Get the picture? You are the problem. Sure the system is there to be abused. But that's like saying, "Hey, there was no alarm system. Why shouldn't I have stolen that pack of gum?" Because it's wrong, that's why. You're smart. You're good with numbers. You know that every dollar you save your billionaire client either is later taken from a citizen who needs it or is borrowed from a foreign government to finance loopholes like this one. You know this. And still, you get up in the morning drive to work and try to thwart your governments efforts to fund it's activities. It's wrong. Go work at McDonalds and get a real job. You're a parasite. Like one of those little sucking shitball fish attached to the bottom of a shark.

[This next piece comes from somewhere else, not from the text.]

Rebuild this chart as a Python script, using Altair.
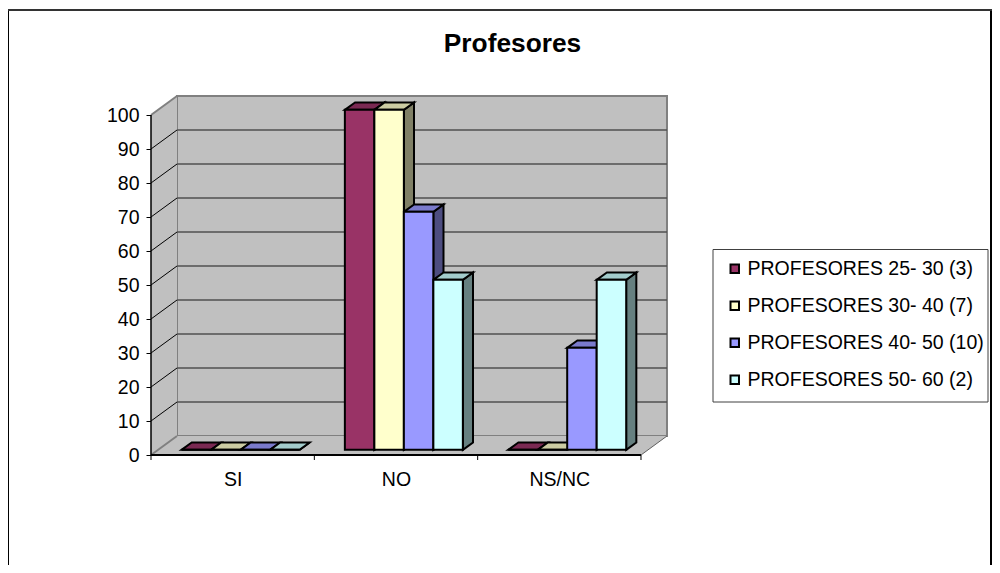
import altair as alt
import pandas as pd

CATEGORIES = ["SI", "NO", "NS/NC"]
SERIES = ["PROFESORES 25- 30 (3)", "PROFESORES 30- 40 (7)", "PROFESORES 40- 50 (10)", "PROFESORES 50- 60 (2)"]
VALUES_25_30 = [0, 100, 0]
VALUES_30_40 = [0, 100, 0]
VALUES_40_50 = [0, 70, 30]
VALUES_50_60 = [0, 50, 50]
ALL_VALUES = [VALUES_25_30, VALUES_30_40, VALUES_40_50, VALUES_50_60]
FRONT = ["#993366", "#FFFFCC", "#9999FF", "#CCFFFF"]
TOP = ["#7A2952", "#CCCCA3", "#7A7ACC", "#A3CCCC"]
SIDE = ["#4D1A33", "#808066", "#4D4D80", "#668080"]
TICKS = list(range(0, 101, 10))
FONT = "Liberation Sans"
FS = 19.5
W, H = 984, 557

def px(v):
    """page pixel -> position inside the plot area"""
    return v - 8

# oblique projection of the 3D box, in axis units
DX, DY = 26 / 163.33, 19 / 3.4
D0, D1 = 0.27, 0.66           # bar depth inside the box
GAP, BW = 0.144, 0.1806       # bar start inside a category and bar width

xs = alt.Scale(domain=[-px(151) / 163.33, (W - px(151)) / 163.33], nice=False, zero=False)
ys = alt.Scale(domain=[(px(455) - H) / 3.4, px(455) / 3.4], nice=False, zero=False)
colour = alt.Scale(domain=SERIES, range=FRONT)
sidec = alt.Scale(domain=SERIES, range=SIDE)
topc = alt.Scale(domain=SERIES, range=TOP)

fronts, tops, sides = [], [], []
for j, (name, vals) in enumerate(zip(SERIES, ALL_VALUES)):
    for i, v in enumerate(vals):
        u0 = i + GAP + j * BW
        u1 = u0 + BW
        key = f"{i}-{j}"
        fronts.append(dict(s=name, x=u0 + D0 * DX, x2=u1 + D0 * DX, y=D0 * DY, y2=v + D0 * DY))
        for d in (D0, D1):
            sides.append(dict(k=key, s=name, x=u1 + d * DX, y=d * DY, y2=v + d * DY))
            tops.append(dict(k=key, s=name, y=v + d * DY, x=u0 + d * DX, x2=u1 + d * DX))

y_axis = alt.Axis(values=TICKS, offset=-px(151), domain=False, grid=False, tickSize=5, tickColor="black",
                  tickWidth=1, labelFontSize=FS, labelFont=FONT, labelColor="black", labelPadding=7, title=None)
x_axis = alt.Axis(values=[0.5, 1.5, 2.5], offset=-(H - px(455)), domain=False, grid=False, ticks=False,
                  labelExpr="datum.value < 1 ? '%s' : datum.value < 2 ? '%s' : '%s'" % tuple(CATEGORIES),
                  labelFontSize=FS, labelFont=FONT, labelColor="black", labelPadding=15, title=None)
X = lambda f="x", **k: alt.X(f"{f}:Q", scale=xs, axis=x_axis, **k)
Y = lambda f="y", **k: alt.Y(f"{f}:Q", scale=ys, axis=y_axis, **k)

# walls
back = alt.Chart(pd.DataFrame([dict(x=DX, x2=3 + DX, y=DY, y2=100 + DY)])).mark_rect(
    fill="#C0C0C0", stroke="#808080", strokeWidth=2
).encode(x=X(), x2="x2:Q", y=Y(), y2="y2:Q")

left = alt.Chart(pd.DataFrame([dict(x=0, y=0, y2=100), dict(x=DX, y=DY, y2=100 + DY)])).mark_area(
    fill="#C0C0C0").encode(x=X(), y=Y(stack=None), y2="y2:Q")
floor = alt.Chart(pd.DataFrame([dict(y=0, x=0, x2=3), dict(y=DY, x=DX, x2=3 + DX)])).mark_area(
    fill="#C0C0C0", orient="horizontal").encode(y=Y(), x=X(stack=None), x2="x2:Q")

grid = alt.Chart(pd.DataFrame([dict(x=DX, x2=3 + DX, y=t + DY) for t in TICKS[1:-1]])).mark_rule(
    stroke="#505050", strokeWidth=1.5).encode(x=X(), x2="x2:Q", y=Y())
diag = alt.Chart(pd.DataFrame([dict(x=0, x2=DX, y=t, y2=t + DY) for t in TICKS[1:-1]])).mark_rule(
    stroke="black", strokeWidth=1).encode(x=X(), x2="x2:Q", y=Y(), y2="y2:Q")
edge = alt.Chart(pd.DataFrame([
    dict(x=0, x2=DX, y=0, y2=DY), dict(x=0, x2=DX, y=100, y2=100 + DY),
])).mark_rule(stroke="#808080", strokeWidth=2).encode(x=X(), x2="x2:Q", y=Y(), y2="y2:Q")
thin = alt.Chart(pd.DataFrame([dict(x=3, x2=3 + DX, y=0, y2=DY)])).mark_rule(
    stroke="#606060", strokeWidth=1).encode(x=X(), x2="x2:Q", y=Y(), y2="y2:Q")

# bars
side = alt.Chart(pd.DataFrame(sides)).mark_area(stroke="black", strokeWidth=2).encode(
    x=X(), y=Y(stack=None), y2="y2:Q", detail="k:N",
    fill=alt.Fill("s:N", scale=sidec, legend=None))
top = alt.Chart(pd.DataFrame(tops)).mark_area(stroke="black", strokeWidth=2, orient="horizontal").encode(
    y=Y(), x=X(stack=None), x2="x2:Q", detail="k:N",
    fill=alt.Fill("s:N", scale=topc, legend=None))
front = alt.Chart(pd.DataFrame(fronts)).mark_rect(stroke="black", strokeWidth=2).encode(
    x=X(), x2="x2:Q", y=Y(), y2="y2:Q",
    color=alt.Color("s:N", scale=colour, legend=alt.Legend(
        orient="none", legendX=717, legendY=251, title=None, symbolType="square", symbolSize=72,
        symbolStrokeColor="black", symbolStrokeWidth=2, labelFont=FONT, labelFontSize=FS,
        labelColor="black", labelLimit=400, labelOffset=3, rowPadding=16, fillColor="transparent")))

# axis lines in front
axis_y = alt.Chart(pd.DataFrame([dict(x=0, y=0, y2=100)])).mark_rule(stroke="black", strokeWidth=1.5).encode(
    x=X(), y=Y(), y2="y2:Q")
axis_x = alt.Chart(pd.DataFrame([dict(x=0, x2=3, y=0)])).mark_rule(stroke="black", strokeWidth=2).encode(
    x=X(), x2="x2:Q", y=Y())
xticks = alt.Chart(pd.DataFrame([dict(x=t) for t in range(4)])).mark_rule(stroke="black", strokeWidth=1).encode(
    x=X(), y=alt.YValue(px(455)), y2=alt.Y2Value(px(460)))

# legend box and outer frame
box = alt.Chart(pd.DataFrame([dict(a=0)])).mark_rect(fill="white", stroke="#404040", strokeWidth=1).encode(
    x=alt.XValue(px(713)), x2=alt.X2Value(px(988)), y=alt.YValue(px(249.5)), y2=alt.Y2Value(px(402)))
frame_l = alt.Chart(pd.DataFrame([dict(a=0)])).mark_rule(stroke="black", strokeWidth=2).encode(
    x=alt.XValue(0), y=alt.YValue(px(10)), y2=alt.Y2Value(H))
frame_r = alt.Chart(pd.DataFrame([dict(a=0)])).mark_rule(stroke="black", strokeWidth=2).encode(
    x=alt.XValue(W - 1), y=alt.YValue(px(10)), y2=alt.Y2Value(H))
frame_t = alt.Chart(pd.DataFrame([dict(a=0)])).mark_rule(stroke="#333333", strokeWidth=2).encode(
    x=alt.XValue(0), x2=alt.X2Value(W), y=alt.YValue(px(10)))

chart = alt.layer(
    frame_l, frame_r, frame_t, back, left, floor, grid, diag, edge, thin,
    side, top, front, axis_y, axis_x, xticks, box,
).resolve_scale(fill="independent").properties(
    width=W, height=H, padding=0, autosize="none", background="white",
    title=alt.TitleParams("Profesores", anchor="middle", font=FONT, fontSize=26.3, fontWeight="bold",
                          color="black", dx=px(512.5) - W / 2, dy=53),
).configure_view(stroke=None)

chart.save("out.html", embed_options={"renderer": "svg", "actions": False})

Why don't I blame the billionaires themselves? Because, it's like blaming a shark for being a shark or Tony Montana for sticking his head in a mountain of coke. They are what they are. A few of them, (Gates and Buffett come to mind immediately) realize how unique they are and how ideally suited they are to make an enormous difference in the world. The rest? They just want to wake up each morning with more money than when they went to sleep. But those tax attorneys know better. And our society deserves better. So, while I'd love to give these tax attorneys a columbian necktie just like Tony Montana would, I won't. But since I'm being the bigger person here, can't we please close this loophole? And while we're at it, the one that encourages small business owners to buy Hummers? Thx in advance.


Sidebar: Reading this article reminded me about how truly great David Cay Johnston is at writing about this somewhat dry subject of tax policy. And I was reminded how I never picked up his book "Perfectly Legal:The Secret Campaign to Rig Our Tax System to Benefit the Super Rich - and Cheat Everybody Else" I always meant to pick it up because Johnston did such a good job covering the Bush-DeLay tax cuts of th 2001-2004. I remedied that. Looking forward to reading it.